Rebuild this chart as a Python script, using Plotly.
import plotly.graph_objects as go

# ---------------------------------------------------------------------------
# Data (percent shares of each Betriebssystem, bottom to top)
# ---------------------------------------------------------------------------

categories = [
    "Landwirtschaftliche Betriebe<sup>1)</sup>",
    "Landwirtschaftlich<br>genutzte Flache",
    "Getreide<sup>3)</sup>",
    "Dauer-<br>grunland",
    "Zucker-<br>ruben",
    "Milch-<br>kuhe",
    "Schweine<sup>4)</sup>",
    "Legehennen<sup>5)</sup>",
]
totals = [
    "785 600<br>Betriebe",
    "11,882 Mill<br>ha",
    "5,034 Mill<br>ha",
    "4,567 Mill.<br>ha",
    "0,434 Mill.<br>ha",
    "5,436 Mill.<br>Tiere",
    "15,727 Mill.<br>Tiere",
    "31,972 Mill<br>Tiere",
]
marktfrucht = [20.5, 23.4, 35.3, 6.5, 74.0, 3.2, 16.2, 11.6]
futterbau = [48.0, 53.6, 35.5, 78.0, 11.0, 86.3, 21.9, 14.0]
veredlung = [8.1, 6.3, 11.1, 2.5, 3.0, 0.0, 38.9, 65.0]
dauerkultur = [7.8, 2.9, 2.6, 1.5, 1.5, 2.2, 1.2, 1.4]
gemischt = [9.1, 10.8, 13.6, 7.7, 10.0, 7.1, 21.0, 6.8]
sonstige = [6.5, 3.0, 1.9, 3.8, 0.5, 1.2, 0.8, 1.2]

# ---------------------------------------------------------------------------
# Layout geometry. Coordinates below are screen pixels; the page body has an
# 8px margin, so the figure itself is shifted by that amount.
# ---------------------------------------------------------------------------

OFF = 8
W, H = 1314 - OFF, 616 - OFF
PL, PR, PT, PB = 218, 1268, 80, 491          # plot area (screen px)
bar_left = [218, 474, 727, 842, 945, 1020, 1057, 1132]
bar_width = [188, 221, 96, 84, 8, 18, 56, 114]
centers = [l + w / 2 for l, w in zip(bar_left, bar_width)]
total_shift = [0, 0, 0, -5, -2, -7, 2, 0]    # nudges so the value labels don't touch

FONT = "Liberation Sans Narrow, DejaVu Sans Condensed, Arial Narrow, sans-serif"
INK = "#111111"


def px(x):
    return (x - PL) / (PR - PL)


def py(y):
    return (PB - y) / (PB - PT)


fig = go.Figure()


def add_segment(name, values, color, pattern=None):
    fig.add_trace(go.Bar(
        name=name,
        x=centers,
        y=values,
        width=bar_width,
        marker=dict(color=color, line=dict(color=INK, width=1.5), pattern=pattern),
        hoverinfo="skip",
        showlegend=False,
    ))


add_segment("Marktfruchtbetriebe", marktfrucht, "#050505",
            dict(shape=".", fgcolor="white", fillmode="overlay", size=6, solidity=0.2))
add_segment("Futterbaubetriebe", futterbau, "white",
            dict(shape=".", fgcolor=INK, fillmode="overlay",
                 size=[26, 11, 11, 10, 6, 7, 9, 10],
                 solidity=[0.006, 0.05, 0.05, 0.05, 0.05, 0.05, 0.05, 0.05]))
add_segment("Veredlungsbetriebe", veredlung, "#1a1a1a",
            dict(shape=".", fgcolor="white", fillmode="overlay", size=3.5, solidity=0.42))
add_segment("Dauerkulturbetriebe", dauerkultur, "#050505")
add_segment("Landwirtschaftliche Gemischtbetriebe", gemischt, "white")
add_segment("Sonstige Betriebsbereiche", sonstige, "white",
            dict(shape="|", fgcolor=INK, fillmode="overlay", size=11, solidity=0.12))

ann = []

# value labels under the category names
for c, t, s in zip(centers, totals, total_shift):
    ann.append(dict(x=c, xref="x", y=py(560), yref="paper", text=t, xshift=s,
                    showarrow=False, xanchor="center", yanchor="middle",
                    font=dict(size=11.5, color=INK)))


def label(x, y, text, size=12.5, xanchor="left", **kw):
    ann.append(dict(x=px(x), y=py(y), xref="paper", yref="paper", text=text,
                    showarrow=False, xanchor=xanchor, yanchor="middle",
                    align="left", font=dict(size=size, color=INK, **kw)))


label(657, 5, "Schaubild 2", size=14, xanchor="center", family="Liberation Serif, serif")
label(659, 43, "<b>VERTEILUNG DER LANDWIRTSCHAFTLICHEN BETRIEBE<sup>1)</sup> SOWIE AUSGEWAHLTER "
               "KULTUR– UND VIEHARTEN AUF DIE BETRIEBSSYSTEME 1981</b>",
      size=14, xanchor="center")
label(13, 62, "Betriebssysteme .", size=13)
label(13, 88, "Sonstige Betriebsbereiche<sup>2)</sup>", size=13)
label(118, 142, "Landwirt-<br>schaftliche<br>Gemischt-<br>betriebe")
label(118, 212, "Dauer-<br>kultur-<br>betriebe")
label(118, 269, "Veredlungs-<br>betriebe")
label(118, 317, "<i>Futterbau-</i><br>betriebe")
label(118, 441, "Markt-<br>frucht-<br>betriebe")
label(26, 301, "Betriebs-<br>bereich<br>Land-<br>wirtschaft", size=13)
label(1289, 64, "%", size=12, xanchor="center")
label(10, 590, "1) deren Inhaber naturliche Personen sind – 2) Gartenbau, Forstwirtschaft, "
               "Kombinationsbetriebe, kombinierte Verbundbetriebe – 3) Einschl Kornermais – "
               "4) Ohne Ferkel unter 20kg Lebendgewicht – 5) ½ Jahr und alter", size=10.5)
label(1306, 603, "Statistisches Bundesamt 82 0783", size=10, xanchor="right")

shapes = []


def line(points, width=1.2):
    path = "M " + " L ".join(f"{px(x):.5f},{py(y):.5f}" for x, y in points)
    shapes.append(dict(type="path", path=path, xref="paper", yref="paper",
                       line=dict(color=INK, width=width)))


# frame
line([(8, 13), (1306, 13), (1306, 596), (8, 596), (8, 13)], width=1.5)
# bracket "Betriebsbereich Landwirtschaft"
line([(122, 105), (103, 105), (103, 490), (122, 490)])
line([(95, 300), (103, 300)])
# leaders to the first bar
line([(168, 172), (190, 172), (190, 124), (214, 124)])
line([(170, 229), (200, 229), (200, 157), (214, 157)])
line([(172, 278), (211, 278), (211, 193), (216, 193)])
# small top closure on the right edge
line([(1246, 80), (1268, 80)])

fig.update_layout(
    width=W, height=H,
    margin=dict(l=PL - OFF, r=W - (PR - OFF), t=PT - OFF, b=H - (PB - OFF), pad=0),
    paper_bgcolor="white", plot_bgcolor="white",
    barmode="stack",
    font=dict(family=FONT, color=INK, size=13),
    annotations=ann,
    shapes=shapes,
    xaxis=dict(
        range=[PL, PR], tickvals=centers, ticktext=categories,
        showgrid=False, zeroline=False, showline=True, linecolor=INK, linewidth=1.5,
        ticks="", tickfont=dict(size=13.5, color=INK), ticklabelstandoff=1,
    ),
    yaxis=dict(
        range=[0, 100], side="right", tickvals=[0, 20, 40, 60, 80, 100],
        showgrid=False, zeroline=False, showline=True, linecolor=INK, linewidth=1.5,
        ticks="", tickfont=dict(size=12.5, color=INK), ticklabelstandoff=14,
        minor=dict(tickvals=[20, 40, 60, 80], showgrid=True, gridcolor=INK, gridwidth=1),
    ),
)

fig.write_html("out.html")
+++
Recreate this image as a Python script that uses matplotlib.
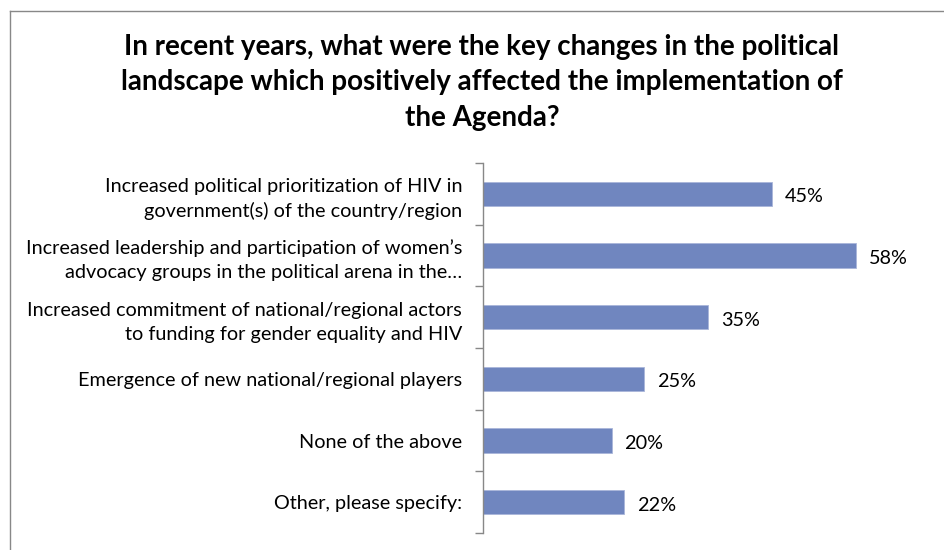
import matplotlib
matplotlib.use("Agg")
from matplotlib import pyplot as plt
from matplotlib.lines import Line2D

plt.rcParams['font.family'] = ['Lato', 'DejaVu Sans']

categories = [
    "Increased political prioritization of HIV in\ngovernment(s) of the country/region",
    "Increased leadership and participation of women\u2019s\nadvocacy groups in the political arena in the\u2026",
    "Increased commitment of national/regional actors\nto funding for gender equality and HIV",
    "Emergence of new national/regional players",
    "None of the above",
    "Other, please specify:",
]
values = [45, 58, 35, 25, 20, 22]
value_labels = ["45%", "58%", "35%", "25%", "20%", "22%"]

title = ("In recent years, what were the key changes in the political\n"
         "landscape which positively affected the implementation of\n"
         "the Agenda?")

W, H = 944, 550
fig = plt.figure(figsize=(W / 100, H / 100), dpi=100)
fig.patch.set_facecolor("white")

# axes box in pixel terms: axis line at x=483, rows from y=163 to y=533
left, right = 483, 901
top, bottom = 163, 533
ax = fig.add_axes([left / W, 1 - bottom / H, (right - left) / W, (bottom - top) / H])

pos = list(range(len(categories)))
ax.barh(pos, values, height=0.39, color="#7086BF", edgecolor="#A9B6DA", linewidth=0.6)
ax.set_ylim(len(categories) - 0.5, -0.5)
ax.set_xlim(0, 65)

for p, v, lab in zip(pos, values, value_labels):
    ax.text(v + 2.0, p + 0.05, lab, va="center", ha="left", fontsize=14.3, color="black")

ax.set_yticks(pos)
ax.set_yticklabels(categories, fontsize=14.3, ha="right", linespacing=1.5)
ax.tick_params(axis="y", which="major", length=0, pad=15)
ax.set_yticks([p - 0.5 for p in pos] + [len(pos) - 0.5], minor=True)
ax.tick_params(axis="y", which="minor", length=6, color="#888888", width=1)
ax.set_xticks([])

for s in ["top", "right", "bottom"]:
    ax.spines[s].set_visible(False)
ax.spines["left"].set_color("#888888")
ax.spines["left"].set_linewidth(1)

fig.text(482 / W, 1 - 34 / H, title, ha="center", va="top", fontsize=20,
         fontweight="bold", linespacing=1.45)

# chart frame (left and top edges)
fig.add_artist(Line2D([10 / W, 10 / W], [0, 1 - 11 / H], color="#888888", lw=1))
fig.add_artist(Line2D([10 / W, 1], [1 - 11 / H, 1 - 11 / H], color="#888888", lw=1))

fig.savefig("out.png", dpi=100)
+++
▶ WHAT THE EXERCISE ASKS:
Scan the material line by line and report each one that contains "this".

▶ TASK ANSWER:
Rebuild this chart as a Python script, using Plotly.
Recreate this image as a Python script that uses matplotlib.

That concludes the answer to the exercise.